# GIVEN INFORMATION:
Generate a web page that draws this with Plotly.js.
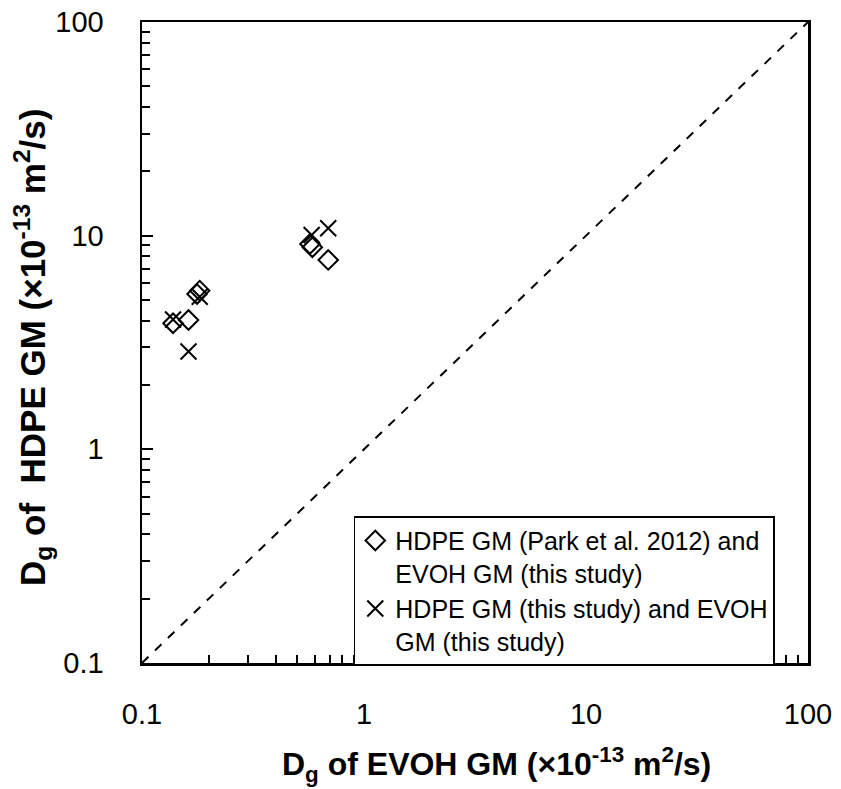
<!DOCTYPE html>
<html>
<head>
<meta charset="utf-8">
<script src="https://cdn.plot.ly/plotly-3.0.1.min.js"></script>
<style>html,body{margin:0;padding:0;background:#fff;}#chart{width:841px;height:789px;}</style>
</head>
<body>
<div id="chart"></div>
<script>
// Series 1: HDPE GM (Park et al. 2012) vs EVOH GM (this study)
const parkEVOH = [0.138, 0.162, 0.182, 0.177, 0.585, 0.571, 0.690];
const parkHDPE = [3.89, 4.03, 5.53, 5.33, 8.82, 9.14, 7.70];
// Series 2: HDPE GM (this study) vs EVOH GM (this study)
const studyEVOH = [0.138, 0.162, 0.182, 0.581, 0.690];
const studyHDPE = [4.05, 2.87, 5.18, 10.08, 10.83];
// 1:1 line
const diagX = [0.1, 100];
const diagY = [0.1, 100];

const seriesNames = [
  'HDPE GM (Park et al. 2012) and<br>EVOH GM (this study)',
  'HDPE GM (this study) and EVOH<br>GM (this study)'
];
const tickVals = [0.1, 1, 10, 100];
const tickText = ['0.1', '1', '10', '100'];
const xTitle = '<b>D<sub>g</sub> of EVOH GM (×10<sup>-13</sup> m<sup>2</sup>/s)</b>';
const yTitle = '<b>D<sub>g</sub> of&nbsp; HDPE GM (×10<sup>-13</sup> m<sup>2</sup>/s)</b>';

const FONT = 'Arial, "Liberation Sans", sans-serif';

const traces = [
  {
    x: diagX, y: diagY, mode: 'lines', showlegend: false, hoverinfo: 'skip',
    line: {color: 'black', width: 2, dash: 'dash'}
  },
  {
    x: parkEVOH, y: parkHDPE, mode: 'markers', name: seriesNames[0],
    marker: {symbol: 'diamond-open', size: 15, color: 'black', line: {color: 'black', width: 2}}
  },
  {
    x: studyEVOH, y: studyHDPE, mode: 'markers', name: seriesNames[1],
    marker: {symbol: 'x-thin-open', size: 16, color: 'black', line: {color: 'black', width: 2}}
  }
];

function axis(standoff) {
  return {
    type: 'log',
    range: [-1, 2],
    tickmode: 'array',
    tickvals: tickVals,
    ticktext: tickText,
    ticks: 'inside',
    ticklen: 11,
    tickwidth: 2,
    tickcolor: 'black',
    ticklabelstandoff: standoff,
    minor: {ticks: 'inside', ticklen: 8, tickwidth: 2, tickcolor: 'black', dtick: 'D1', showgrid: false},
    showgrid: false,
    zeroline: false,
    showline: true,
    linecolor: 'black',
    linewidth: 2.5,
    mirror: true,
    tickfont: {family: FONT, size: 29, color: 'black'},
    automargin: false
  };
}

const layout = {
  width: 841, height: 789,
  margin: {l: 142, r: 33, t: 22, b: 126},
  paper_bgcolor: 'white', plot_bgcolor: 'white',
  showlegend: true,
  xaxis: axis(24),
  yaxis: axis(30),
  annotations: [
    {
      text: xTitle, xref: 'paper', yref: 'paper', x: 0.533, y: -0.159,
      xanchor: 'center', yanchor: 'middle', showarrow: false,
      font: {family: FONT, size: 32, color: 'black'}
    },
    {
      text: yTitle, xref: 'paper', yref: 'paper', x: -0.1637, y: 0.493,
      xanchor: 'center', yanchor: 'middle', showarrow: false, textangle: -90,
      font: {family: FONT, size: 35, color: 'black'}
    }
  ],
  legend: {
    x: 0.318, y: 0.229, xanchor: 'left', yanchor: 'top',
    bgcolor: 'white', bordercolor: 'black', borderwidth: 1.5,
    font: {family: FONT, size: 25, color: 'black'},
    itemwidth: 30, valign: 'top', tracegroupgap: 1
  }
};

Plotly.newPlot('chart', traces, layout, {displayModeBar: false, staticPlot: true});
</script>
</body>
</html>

# WORK TO DO:
Reproduce every line above as written, skipping pictures.

# RESULT FOR THIS EXERCISE:
Generate a web page that draws this with Plotly.js.
<!DOCTYPE html>
<html>
<head>
<meta charset="utf-8">
<script src="https://cdn.plot.ly/plotly-3.0.1.min.js"></script>
<style>html,body{margin:0;padding:0;background:#fff;}#chart{width:841px;height:789px;}</style>
</head>
<body>
<div id="chart"></div>
<script>
// Series 1: HDPE GM (Park et al. 2012) vs EVOH GM (this study)
const parkEVOH = [0.138, 0.162, 0.182, 0.177, 0.585, 0.571, 0.690];
const parkHDPE = [3.89, 4.03, 5.53, 5.33, 8.82, 9.14, 7.70];
// Series 2: HDPE GM (this study) vs EVOH GM (this study)
const studyEVOH = [0.138, 0.162, 0.182, 0.581, 0.690];
const studyHDPE = [4.05, 2.87, 5.18, 10.08, 10.83];
// 1:1 line
const diagX = [0.1, 100];
const diagY = [0.1, 100];

const seriesNames = [
  'HDPE GM (Park et al. 2012) and<br>EVOH GM (this study)',
  'HDPE GM (this study) and EVOH<br>GM (this study)'
];
const tickVals = [0.1, 1, 10, 100];
const tickText = ['0.1', '1', '10', '100'];
const xTitle = '<b>D<sub>g</sub> of EVOH GM (×10<sup>-13</sup> m<sup>2</sup>/s)</b>';
const yTitle = '<b>D<sub>g</sub> of&nbsp; HDPE GM (×10<sup>-13</sup> m<sup>2</sup>/s)</b>';

const FONT = 'Arial, "Liberation Sans", sans-serif';

const traces = [
  {
    x: diagX, y: diagY, mode: 'lines', showlegend: false, hoverinfo: 'skip',
    line: {color: 'black', width: 2, dash: 'dash'}
  },
  {
    x: parkEVOH, y: parkHDPE, mode: 'markers', name: seriesNames[0],
    marker: {symbol: 'diamond-open', size: 15, color: 'black', line: {color: 'black', width: 2}}
  },
  {
    x: studyEVOH, y: studyHDPE, mode: 'markers', name: seriesNames[1],
    marker: {symbol: 'x-thin-open', size: 16, color: 'black', line: {color: 'black', width: 2}}
  }
];

function axis(standoff) {
  return {
    type: 'log',
    range: [-1, 2],
    tickmode: 'array',
    tickvals: tickVals,
    ticktext: tickText,
    ticks: 'inside',
    ticklen: 11,
    tickwidth: 2,
    tickcolor: 'black',
    ticklabelstandoff: standoff,
    minor: {ticks: 'inside', ticklen: 8, tickwidth: 2, tickcolor: 'black', dtick: 'D1', showgrid: false},
    showgrid: false,
    zeroline: false,
    showline: true,
    linecolor: 'black',
    linewidth: 2.5,
    mirror: true,
    tickfont: {family: FONT, size: 29, color: 'black'},
    automargin: false
  };
}

const layout = {
  width: 841, height: 789,
  margin: {l: 142, r: 33, t: 22, b: 126},
  paper_bgcolor: 'white', plot_bgcolor: 'white',
  showlegend: true,
  xaxis: axis(24),
  yaxis: axis(30),
  annotations: [
    {
      text: xTitle, xref: 'paper', yref: 'paper', x: 0.533, y: -0.159,
      xanchor: 'center', yanchor: 'middle', showarrow: false,
      font: {family: FONT, size: 32, color: 'black'}
    },
    {
      text: yTitle, xref: 'paper', yref: 'paper', x: -0.1637, y: 0.493,
      xanchor: 'center', yanchor: 'middle', showarrow: false, textangle: -90,
      font: {family: FONT, size: 35, color: 'black'}
    }
  ],
  legend: {
    x: 0.318, y: 0.229, xanchor: 'left', yanchor: 'top',
    bgcolor: 'white', bordercolor: 'black', borderwidth: 1.5,
    font: {family: FONT, size: 25, color: 'black'},
    itemwidth: 30, valign: 'top', tracegroupgap: 1
  }
};

Plotly.newPlot('chart', traces, layout, {displayModeBar: false, staticPlot: true});
</script>
</body>
</html>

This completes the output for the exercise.